Frequently Asked Questions (FAQ)
What is the primary benefit of the BSM300GA120DN2FS's low VCE(sat) value?
The low collector-emitter saturation voltage directly reduces conduction losses during operation. This translates to higher system efficiency, lower operating temperatures, and allows for the use of smaller, more cost-effective heatsinking solutions, which is critical for creating power-dense designs.
How should the integrated NTC thermistor be utilized in a design?
The NTC thermistor provides a real-time temperature reading of the module's baseplate. This data should be fed into the system's control unit to implement over-temperature protection. It enables the controller to reduce power or shut down the system if thermal limits are approached, preventing catastrophic failure and enhancing long-term reliability.
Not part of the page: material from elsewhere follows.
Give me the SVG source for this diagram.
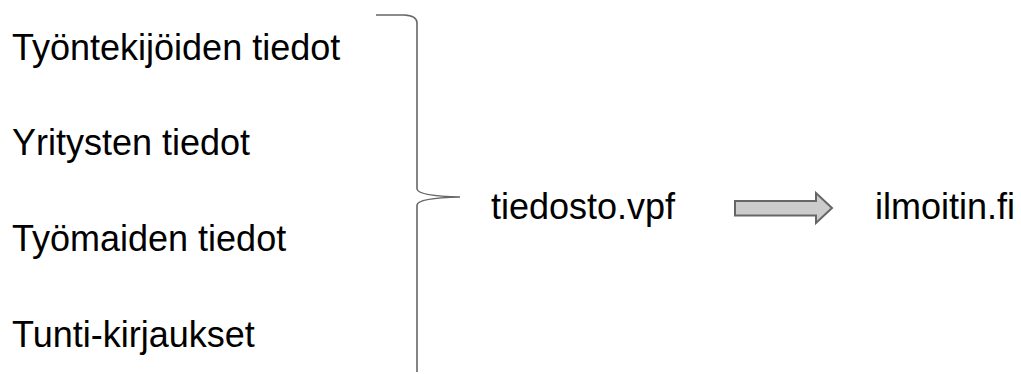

Is the BSM300GA120DN2FS suitable for paralleling to achieve higher current output?
Yes, IGBT modules like the BSM300GA120DN2FS can be paralleled. However, successful paralleling requires careful gate drive circuit design to ensure balanced current sharing and simultaneous switching. Key considerations include symmetrical PCB layout and potentially using separate gate drivers or gate resistors for each module to mitigate imbalances. Consulting application notes on IGBT Paralleling is highly recommended for such designs.
Strategic Design Considerations
Integrating the BSM300GA120DN2FS into a power system provides a strategic advantage for projects where operational efficiency and long-term reliability are key performance indicators. The module's combination of a 1200V breakdown voltage, 300A current capability, and excellent thermal performance offers engineers a solid foundation for developing robust and efficient power stages. The inclusion of an NTC thermistor simplifies the implementation of critical safety and monitoring functions, aligning with modern design trends that prioritize predictive maintenance and system intelligence. By leveraging these features, engineering teams can not only meet but exceed performance targets for a new generation of industrial and renewable energy applications.